-- start of Data lines --

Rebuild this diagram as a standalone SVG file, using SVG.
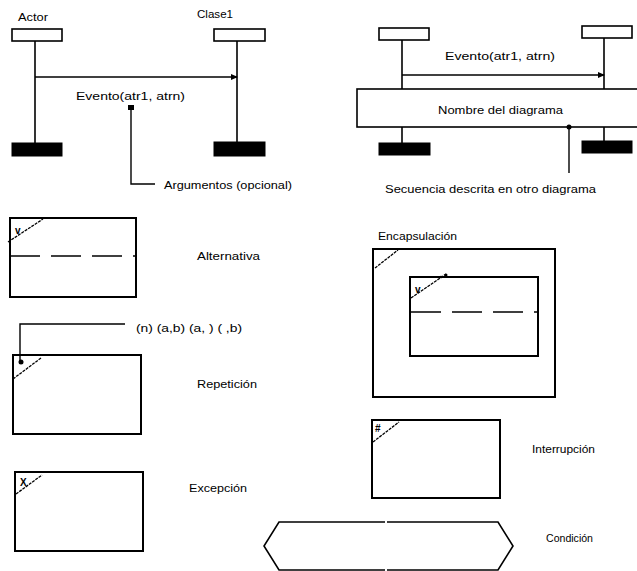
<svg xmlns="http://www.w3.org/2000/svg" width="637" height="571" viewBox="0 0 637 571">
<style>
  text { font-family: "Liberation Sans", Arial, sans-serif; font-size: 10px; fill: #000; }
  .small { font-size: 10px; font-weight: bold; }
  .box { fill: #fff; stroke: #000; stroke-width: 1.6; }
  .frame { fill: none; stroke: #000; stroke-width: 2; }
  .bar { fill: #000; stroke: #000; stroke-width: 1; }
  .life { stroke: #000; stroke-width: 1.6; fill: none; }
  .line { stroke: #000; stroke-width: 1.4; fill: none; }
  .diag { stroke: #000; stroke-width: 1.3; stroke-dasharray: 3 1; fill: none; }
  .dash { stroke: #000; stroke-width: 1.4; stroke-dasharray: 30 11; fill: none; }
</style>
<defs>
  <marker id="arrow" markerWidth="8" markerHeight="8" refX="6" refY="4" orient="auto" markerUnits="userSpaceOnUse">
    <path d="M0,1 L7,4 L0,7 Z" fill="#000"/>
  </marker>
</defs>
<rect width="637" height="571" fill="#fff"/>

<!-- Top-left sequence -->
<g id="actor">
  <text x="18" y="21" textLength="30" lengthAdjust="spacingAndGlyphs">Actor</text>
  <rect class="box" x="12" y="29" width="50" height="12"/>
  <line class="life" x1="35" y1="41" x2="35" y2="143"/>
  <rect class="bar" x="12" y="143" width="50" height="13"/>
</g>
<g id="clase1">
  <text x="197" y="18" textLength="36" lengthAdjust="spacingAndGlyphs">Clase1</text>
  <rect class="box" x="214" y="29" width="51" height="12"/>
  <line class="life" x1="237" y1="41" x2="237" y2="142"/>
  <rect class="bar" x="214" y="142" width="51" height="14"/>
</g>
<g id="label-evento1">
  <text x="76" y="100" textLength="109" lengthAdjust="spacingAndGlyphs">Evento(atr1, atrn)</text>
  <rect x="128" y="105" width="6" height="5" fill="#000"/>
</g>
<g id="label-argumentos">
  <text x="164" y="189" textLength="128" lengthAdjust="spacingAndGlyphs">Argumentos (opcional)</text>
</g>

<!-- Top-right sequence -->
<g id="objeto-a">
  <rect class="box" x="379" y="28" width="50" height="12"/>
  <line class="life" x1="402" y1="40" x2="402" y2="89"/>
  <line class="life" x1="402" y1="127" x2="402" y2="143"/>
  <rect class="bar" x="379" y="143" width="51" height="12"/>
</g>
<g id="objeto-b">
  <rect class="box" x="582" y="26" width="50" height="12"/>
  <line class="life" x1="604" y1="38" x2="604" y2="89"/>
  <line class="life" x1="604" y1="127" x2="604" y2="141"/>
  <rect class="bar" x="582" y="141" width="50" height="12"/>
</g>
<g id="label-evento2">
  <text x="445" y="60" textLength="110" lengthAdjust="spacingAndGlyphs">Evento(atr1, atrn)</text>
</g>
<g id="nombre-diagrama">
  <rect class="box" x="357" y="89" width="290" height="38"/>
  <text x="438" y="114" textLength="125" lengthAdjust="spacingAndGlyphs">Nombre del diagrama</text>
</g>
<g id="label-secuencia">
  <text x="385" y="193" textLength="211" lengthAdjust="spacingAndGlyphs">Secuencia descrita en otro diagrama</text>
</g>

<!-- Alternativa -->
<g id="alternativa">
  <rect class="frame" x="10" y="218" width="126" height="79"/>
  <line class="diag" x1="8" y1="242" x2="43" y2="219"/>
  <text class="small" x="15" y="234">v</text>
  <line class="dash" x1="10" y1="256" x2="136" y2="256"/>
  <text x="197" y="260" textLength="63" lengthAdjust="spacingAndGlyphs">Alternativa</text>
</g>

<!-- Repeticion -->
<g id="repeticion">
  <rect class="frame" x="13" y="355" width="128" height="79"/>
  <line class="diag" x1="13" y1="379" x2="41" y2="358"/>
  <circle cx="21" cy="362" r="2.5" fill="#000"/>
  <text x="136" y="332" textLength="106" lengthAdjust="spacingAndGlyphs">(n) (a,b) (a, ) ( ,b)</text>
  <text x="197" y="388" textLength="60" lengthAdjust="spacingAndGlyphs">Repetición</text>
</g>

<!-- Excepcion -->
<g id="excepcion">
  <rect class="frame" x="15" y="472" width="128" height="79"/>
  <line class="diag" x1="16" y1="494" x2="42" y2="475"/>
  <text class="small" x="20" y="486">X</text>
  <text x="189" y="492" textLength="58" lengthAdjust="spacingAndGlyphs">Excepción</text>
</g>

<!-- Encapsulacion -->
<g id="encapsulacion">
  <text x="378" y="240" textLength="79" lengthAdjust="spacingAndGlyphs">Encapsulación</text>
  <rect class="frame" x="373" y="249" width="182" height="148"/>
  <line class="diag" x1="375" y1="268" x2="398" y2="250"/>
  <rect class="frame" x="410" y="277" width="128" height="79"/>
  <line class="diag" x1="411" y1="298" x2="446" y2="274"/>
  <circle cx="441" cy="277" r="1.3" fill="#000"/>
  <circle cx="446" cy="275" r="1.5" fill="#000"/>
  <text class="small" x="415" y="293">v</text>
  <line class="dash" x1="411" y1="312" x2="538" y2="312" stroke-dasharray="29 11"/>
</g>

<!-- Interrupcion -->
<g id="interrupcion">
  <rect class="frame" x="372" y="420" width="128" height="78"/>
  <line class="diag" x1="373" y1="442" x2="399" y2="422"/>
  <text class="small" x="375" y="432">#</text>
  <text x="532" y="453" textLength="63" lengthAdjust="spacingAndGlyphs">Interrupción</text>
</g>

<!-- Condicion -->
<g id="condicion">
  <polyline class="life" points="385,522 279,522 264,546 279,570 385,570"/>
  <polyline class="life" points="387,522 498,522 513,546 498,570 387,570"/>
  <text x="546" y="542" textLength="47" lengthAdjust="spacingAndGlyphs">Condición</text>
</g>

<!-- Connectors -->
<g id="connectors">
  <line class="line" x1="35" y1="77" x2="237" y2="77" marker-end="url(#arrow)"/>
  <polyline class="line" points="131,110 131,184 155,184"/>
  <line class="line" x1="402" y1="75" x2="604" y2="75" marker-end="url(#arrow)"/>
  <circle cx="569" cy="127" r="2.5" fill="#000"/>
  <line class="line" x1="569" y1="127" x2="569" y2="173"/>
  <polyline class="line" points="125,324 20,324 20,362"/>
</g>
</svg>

-- end of Data lines --

## [Exercise objective]
The listing above needs to be output again exactly. Don't include the pictures.

## [Problem solution]
Rebuild this diagram as a standalone SVG file, using SVG.
<svg xmlns="http://www.w3.org/2000/svg" width="637" height="571" viewBox="0 0 637 571">
<style>
  text { font-family: "Liberation Sans", Arial, sans-serif; font-size: 10px; fill: #000; }
  .small { font-size: 10px; font-weight: bold; }
  .box { fill: #fff; stroke: #000; stroke-width: 1.6; }
  .frame { fill: none; stroke: #000; stroke-width: 2; }
  .bar { fill: #000; stroke: #000; stroke-width: 1; }
  .life { stroke: #000; stroke-width: 1.6; fill: none; }
  .line { stroke: #000; stroke-width: 1.4; fill: none; }
  .diag { stroke: #000; stroke-width: 1.3; stroke-dasharray: 3 1; fill: none; }
  .dash { stroke: #000; stroke-width: 1.4; stroke-dasharray: 30 11; fill: none; }
</style>
<defs>
  <marker id="arrow" markerWidth="8" markerHeight="8" refX="6" refY="4" orient="auto" markerUnits="userSpaceOnUse">
    <path d="M0,1 L7,4 L0,7 Z" fill="#000"/>
  </marker>
</defs>
<rect width="637" height="571" fill="#fff"/>

<!-- Top-left sequence -->
<g id="actor">
  <text x="18" y="21" textLength="30" lengthAdjust="spacingAndGlyphs">Actor</text>
  <rect class="box" x="12" y="29" width="50" height="12"/>
  <line class="life" x1="35" y1="41" x2="35" y2="143"/>
  <rect class="bar" x="12" y="143" width="50" height="13"/>
</g>
<g id="clase1">
  <text x="197" y="18" textLength="36" lengthAdjust="spacingAndGlyphs">Clase1</text>
  <rect class="box" x="214" y="29" width="51" height="12"/>
  <line class="life" x1="237" y1="41" x2="237" y2="142"/>
  <rect class="bar" x="214" y="142" width="51" height="14"/>
</g>
<g id="label-evento1">
  <text x="76" y="100" textLength="109" lengthAdjust="spacingAndGlyphs">Evento(atr1, atrn)</text>
  <rect x="128" y="105" width="6" height="5" fill="#000"/>
</g>
<g id="label-argumentos">
  <text x="164" y="189" textLength="128" lengthAdjust="spacingAndGlyphs">Argumentos (opcional)</text>
</g>

<!-- Top-right sequence -->
<g id="objeto-a">
  <rect class="box" x="379" y="28" width="50" height="12"/>
  <line class="life" x1="402" y1="40" x2="402" y2="89"/>
  <line class="life" x1="402" y1="127" x2="402" y2="143"/>
  <rect class="bar" x="379" y="143" width="51" height="12"/>
</g>
<g id="objeto-b">
  <rect class="box" x="582" y="26" width="50" height="12"/>
  <line class="life" x1="604" y1="38" x2="604" y2="89"/>
  <line class="life" x1="604" y1="127" x2="604" y2="141"/>
  <rect class="bar" x="582" y="141" width="50" height="12"/>
</g>
<g id="label-evento2">
  <text x="445" y="60" textLength="110" lengthAdjust="spacingAndGlyphs">Evento(atr1, atrn)</text>
</g>
<g id="nombre-diagrama">
  <rect class="box" x="357" y="89" width="290" height="38"/>
  <text x="438" y="114" textLength="125" lengthAdjust="spacingAndGlyphs">Nombre del diagrama</text>
</g>
<g id="label-secuencia">
  <text x="385" y="193" textLength="211" lengthAdjust="spacingAndGlyphs">Secuencia descrita en otro diagrama</text>
</g>

<!-- Alternativa -->
<g id="alternativa">
  <rect class="frame" x="10" y="218" width="126" height="79"/>
  <line class="diag" x1="8" y1="242" x2="43" y2="219"/>
  <text class="small" x="15" y="234">v</text>
  <line class="dash" x1="10" y1="256" x2="136" y2="256"/>
  <text x="197" y="260" textLength="63" lengthAdjust="spacingAndGlyphs">Alternativa</text>
</g>

<!-- Repeticion -->
<g id="repeticion">
  <rect class="frame" x="13" y="355" width="128" height="79"/>
  <line class="diag" x1="13" y1="379" x2="41" y2="358"/>
  <circle cx="21" cy="362" r="2.5" fill="#000"/>
  <text x="136" y="332" textLength="106" lengthAdjust="spacingAndGlyphs">(n) (a,b) (a, ) ( ,b)</text>
  <text x="197" y="388" textLength="60" lengthAdjust="spacingAndGlyphs">Repetición</text>
</g>

<!-- Excepcion -->
<g id="excepcion">
  <rect class="frame" x="15" y="472" width="128" height="79"/>
  <line class="diag" x1="16" y1="494" x2="42" y2="475"/>
  <text class="small" x="20" y="486">X</text>
  <text x="189" y="492" textLength="58" lengthAdjust="spacingAndGlyphs">Excepción</text>
</g>

<!-- Encapsulacion -->
<g id="encapsulacion">
  <text x="378" y="240" textLength="79" lengthAdjust="spacingAndGlyphs">Encapsulación</text>
  <rect class="frame" x="373" y="249" width="182" height="148"/>
  <line class="diag" x1="375" y1="268" x2="398" y2="250"/>
  <rect class="frame" x="410" y="277" width="128" height="79"/>
  <line class="diag" x1="411" y1="298" x2="446" y2="274"/>
  <circle cx="441" cy="277" r="1.3" fill="#000"/>
  <circle cx="446" cy="275" r="1.5" fill="#000"/>
  <text class="small" x="415" y="293">v</text>
  <line class="dash" x1="411" y1="312" x2="538" y2="312" stroke-dasharray="29 11"/>
</g>

<!-- Interrupcion -->
<g id="interrupcion">
  <rect class="frame" x="372" y="420" width="128" height="78"/>
  <line class="diag" x1="373" y1="442" x2="399" y2="422"/>
  <text class="small" x="375" y="432">#</text>
  <text x="532" y="453" textLength="63" lengthAdjust="spacingAndGlyphs">Interrupción</text>
</g>

<!-- Condicion -->
<g id="condicion">
  <polyline class="life" points="385,522 279,522 264,546 279,570 385,570"/>
  <polyline class="life" points="387,522 498,522 513,546 498,570 387,570"/>
  <text x="546" y="542" textLength="47" lengthAdjust="spacingAndGlyphs">Condición</text>
</g>

<!-- Connectors -->
<g id="connectors">
  <line class="line" x1="35" y1="77" x2="237" y2="77" marker-end="url(#arrow)"/>
  <polyline class="line" points="131,110 131,184 155,184"/>
  <line class="line" x1="402" y1="75" x2="604" y2="75" marker-end="url(#arrow)"/>
  <circle cx="569" cy="127" r="2.5" fill="#000"/>
  <line class="line" x1="569" y1="127" x2="569" y2="173"/>
  <polyline class="line" points="125,324 20,324 20,362"/>
</g>
</svg>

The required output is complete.